The point is to get potential users to invest in their avatars FIRST. And through it, teach them some basics. Actually, the avatar customization process is kind of fun. Maybe people don’t even get IN the world. Maybe they just toy around with body shapes all day – and it would be kind of fun if you could EXPORT your avatar to a little Facebook widget or mySpace mini-application.

I can see all kinds of mash-ups and cut-ups. Have a contest – create the best Paris Hilton look-alike, win a prize. People don’t even need to GO to the Grid to have fun with the avatar creation process.

Our Avatars Invest Us

Games know it. Try getting into Warcraft in under 5 minutes. Before you can even enter the game you need to choose a gender, race, profession, and then make a decision about a shard. More likely than not, you don’t want to take these decisions lightly, so you start surfing around, checking out some Web sites, trying to sort out the difference between a Paladin and a Warrior. But once you’ve invested, no matter how bad that first hour is, you’ll persevere.

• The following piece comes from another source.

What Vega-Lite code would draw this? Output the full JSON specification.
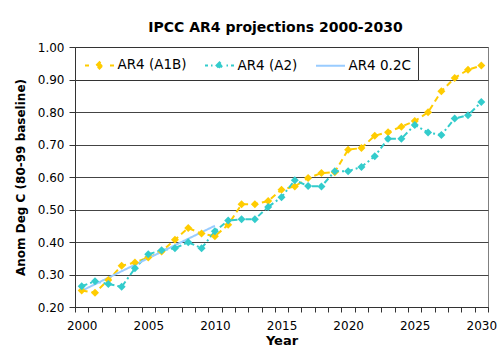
{
  "$schema": "https://vega.github.io/schema/vega-lite/v6.json",
  "autosize": {"type": "none"},
  "width": 413,
  "height": 260,
  "padding": {"left": 75, "top": 47, "right": 12, "bottom": 46},
  "background": "white",
  "title": {"text": "IPCC AR4 projections 2000-2030", "font": "DejaVu Sans", "fontSize": 14, "fontWeight": "bold", "color": "black", "offset": 6, "dx": -6},
  "data": {"values": [
    {"series": "AR4 (A1B)", "year": 2000, "value": 0.251},
    {"series": "AR4 (A1B)", "year": 2001, "value": 0.244},
    {"series": "AR4 (A1B)", "year": 2002, "value": 0.283},
    {"series": "AR4 (A1B)", "year": 2003, "value": 0.327},
    {"series": "AR4 (A1B)", "year": 2004, "value": 0.337},
    {"series": "AR4 (A1B)", "year": 2005, "value": 0.352},
    {"series": "AR4 (A1B)", "year": 2006, "value": 0.371},
    {"series": "AR4 (A1B)", "year": 2007, "value": 0.407},
    {"series": "AR4 (A1B)", "year": 2008, "value": 0.443},
    {"series": "AR4 (A1B)", "year": 2009, "value": 0.426},
    {"series": "AR4 (A1B)", "year": 2010, "value": 0.418},
    {"series": "AR4 (A1B)", "year": 2011, "value": 0.453},
    {"series": "AR4 (A1B)", "year": 2012, "value": 0.516},
    {"series": "AR4 (A1B)", "year": 2013, "value": 0.516},
    {"series": "AR4 (A1B)", "year": 2014, "value": 0.526},
    {"series": "AR4 (A1B)", "year": 2015, "value": 0.561},
    {"series": "AR4 (A1B)", "year": 2016, "value": 0.571},
    {"series": "AR4 (A1B)", "year": 2017, "value": 0.597},
    {"series": "AR4 (A1B)", "year": 2018, "value": 0.612},
    {"series": "AR4 (A1B)", "year": 2019, "value": 0.615},
    {"series": "AR4 (A1B)", "year": 2020, "value": 0.684},
    {"series": "AR4 (A1B)", "year": 2021, "value": 0.689},
    {"series": "AR4 (A1B)", "year": 2022, "value": 0.727},
    {"series": "AR4 (A1B)", "year": 2023, "value": 0.738},
    {"series": "AR4 (A1B)", "year": 2024, "value": 0.755},
    {"series": "AR4 (A1B)", "year": 2025, "value": 0.772},
    {"series": "AR4 (A1B)", "year": 2026, "value": 0.799},
    {"series": "AR4 (A1B)", "year": 2027, "value": 0.864},
    {"series": "AR4 (A1B)", "year": 2028, "value": 0.905},
    {"series": "AR4 (A1B)", "year": 2029, "value": 0.930},
    {"series": "AR4 (A1B)", "year": 2030, "value": 0.943},
    {"series": "AR4 (A2)", "year": 2000, "value": 0.264},
    {"series": "AR4 (A2)", "year": 2001, "value": 0.279},
    {"series": "AR4 (A2)", "year": 2002, "value": 0.271},
    {"series": "AR4 (A2)", "year": 2003, "value": 0.262},
    {"series": "AR4 (A2)", "year": 2004, "value": 0.319},
    {"series": "AR4 (A2)", "year": 2005, "value": 0.362},
    {"series": "AR4 (A2)", "year": 2006, "value": 0.375},
    {"series": "AR4 (A2)", "year": 2007, "value": 0.381},
    {"series": "AR4 (A2)", "year": 2008, "value": 0.399},
    {"series": "AR4 (A2)", "year": 2009, "value": 0.381},
    {"series": "AR4 (A2)", "year": 2010, "value": 0.433},
    {"series": "AR4 (A2)", "year": 2011, "value": 0.466},
    {"series": "AR4 (A2)", "year": 2012, "value": 0.470},
    {"series": "AR4 (A2)", "year": 2013, "value": 0.470},
    {"series": "AR4 (A2)", "year": 2014, "value": 0.508},
    {"series": "AR4 (A2)", "year": 2015, "value": 0.538},
    {"series": "AR4 (A2)", "year": 2016, "value": 0.590},
    {"series": "AR4 (A2)", "year": 2017, "value": 0.572},
    {"series": "AR4 (A2)", "year": 2018, "value": 0.571},
    {"series": "AR4 (A2)", "year": 2019, "value": 0.618},
    {"series": "AR4 (A2)", "year": 2020, "value": 0.618},
    {"series": "AR4 (A2)", "year": 2021, "value": 0.631},
    {"series": "AR4 (A2)", "year": 2022, "value": 0.664},
    {"series": "AR4 (A2)", "year": 2023, "value": 0.718},
    {"series": "AR4 (A2)", "year": 2024, "value": 0.718},
    {"series": "AR4 (A2)", "year": 2025, "value": 0.760},
    {"series": "AR4 (A2)", "year": 2026, "value": 0.737},
    {"series": "AR4 (A2)", "year": 2027, "value": 0.729},
    {"series": "AR4 (A2)", "year": 2028, "value": 0.780},
    {"series": "AR4 (A2)", "year": 2029, "value": 0.790},
    {"series": "AR4 (A2)", "year": 2030, "value": 0.831},
    {"series": "AR4 0.2C", "year": 2000, "value": 0.25},
    {"series": "AR4 0.2C", "year": 2010, "value": 0.45}
  ]},
  "encoding": {
    "x": {"field": "year", "type": "quantitative",
      "scale": {"domain": [1999.5, 2030.5], "nice": false, "zero": false},
      "axis": {
        "values": [1999.5, 2000.5, 2001.5, 2002.5, 2003.5, 2004.5, 2005.5, 2006.5, 2007.5, 2008.5, 2009.5, 2010.5, 2011.5, 2012.5, 2013.5, 2014.5, 2015.5, 2016.5, 2017.5, 2018.5, 2019.5, 2020.5, 2021.5, 2022.5, 2023.5, 2024.5, 2025.5, 2026.5, 2027.5, 2028.5, 2029.5, 2030.5],
        "labelExpr": "(datum.value + 0.5) % 5 == 0 && datum.value < 2030 ? format(datum.value + 0.5, 'd') : ''",
        "labelOffset": 6.67, "labelFlush": false, "labelOverlap": false,
        "grid": false, "tickSize": 5, "labelPadding": 8, "labelFontSize": 12,
        "title": "Year", "titleFontSize": 13, "titleFontWeight": "bold", "titlePadding": 3
      }},
    "y": {"field": "value", "type": "quantitative",
      "scale": {"domain": [0.2, 1.0], "nice": false, "zero": false},
      "axis": {
        "values": [0.2, 0.3, 0.4, 0.5, 0.6, 0.7, 0.8, 0.9, 1.0], "format": ".2f",
        "grid": true, "tickSize": 6, "labelPadding": 5, "labelFontSize": 12,
        "title": "Anom Deg C (80-99 baseline)", "titleFontSize": 12, "titleFontWeight": "bold", "titlePadding": 10
      }},
    "color": {"field": "series", "type": "nominal",
      "scale": {"domain": ["AR4 (A1B)", "AR4 (A2)", "AR4 0.2C"], "range": ["#FFCC00", "#33CCCC", "#99CCFF"]},
      "legend": {
        "title": null, "orient": "top-left", "offset": 0, "direction": "horizontal",
        "fillColor": "white", "strokeColor": "#333333", "padding": 7,
        "symbolSize": 400, "symbolOffset": 6.5, "symbolStrokeWidth": 2, "labelFontSize": 13.5, "labelFont": "DejaVu Sans", "labelColor": "black",
        "labelOffset": 7, "columnPadding": 14, "labelLimit": 200,
        "encode": {"symbols": {"update": {
          "shape": {"signal": "datum.value === 'AR4 (A1B)' ? 'M-1.45,0H-1.05M-0.32,0L0,-0.32L0.32,0L0,0.32ZM1.05,0H1.45' : datum.value === 'AR4 (A2)' ? 'M-1.45,0H-1.15M-0.85,0H-0.7M-0.3,0L0,-0.3L0.3,0L0,0.3ZM0.7,0H0.85M1.15,0H1.45' : 'M-1.45,0H1.45'"},
          "fill": {"scale": "color", "field": "value"},
          "stroke": {"scale": "color", "field": "value"},
          "strokeDash": {"value": []},
          "opacity": {"value": 1}
        }}}
      }}
  },
  "layer": [
    {"mark": {"type": "line", "strokeWidth": 2},
     "encoding": {
       "strokeDash": {"field": "series", "type": "nominal",
         "scale": {"domain": ["AR4 (A1B)", "AR4 (A2)", "AR4 0.2C"], "range": [[6, 4], [6, 3, 2, 3], [1, 0]]},
         "legend": null}
     }},
    {"transform": [{"filter": "datum.series !== 'AR4 0.2C'"}],
     "mark": {"type": "point", "shape": "diamond", "filled": true, "size": 64, "opacity": 1},
     "encoding": {}}
  ],
  "config": {
    "view": {"stroke": "#808080"},
    "axis": {"domainColor": "#333333", "tickColor": "#333333", "gridColor": "#444444", "labelColor": "black", "titleColor": "black", "labelFont": "DejaVu Sans", "titleFont": "DejaVu Sans"}
  }
}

Which brings us to Help Island and those first builds and arrows and handy signs. Lose them all. Sure, you can have a sort of community resource center – but look, the Ivory Tower of Primitives is there…make stuff like that. Not just for newbies but for all of us. Create a deep resource center that doesn’t make you launch out to a Wiki. If someone wants to dig deep into the interface and HOW to do stuff, make sure they can get there easily. But my suspicion is that once you’ve invested in your avatar, and once you’ve learned a few basic moves through that process, you’re more likely to just want to begin DOING stuff.

Now, how you get them to FIND anything is a whole other post, and whether you auction off landing points or rate them or create some kind of easy-to-understand “tour HUD” I’m not sure. The point is, most games make you spend time on your avatar and character traits and then they drop you into the action. And in SL, the action isn’t on some useless orientation build, it’s in a club, or with the Greenies, or at Princeton or wherever. And generally, there will be someone there (especially at these newbie drop off points if it’s a robust but limited list) who’s willing to help.

For all the talk of a loss of social norms, people are still helpful. And a newbie is more likely to be a little more polite now that they don’t feel like an idiot. After all, they had a chance to choose some proper hair.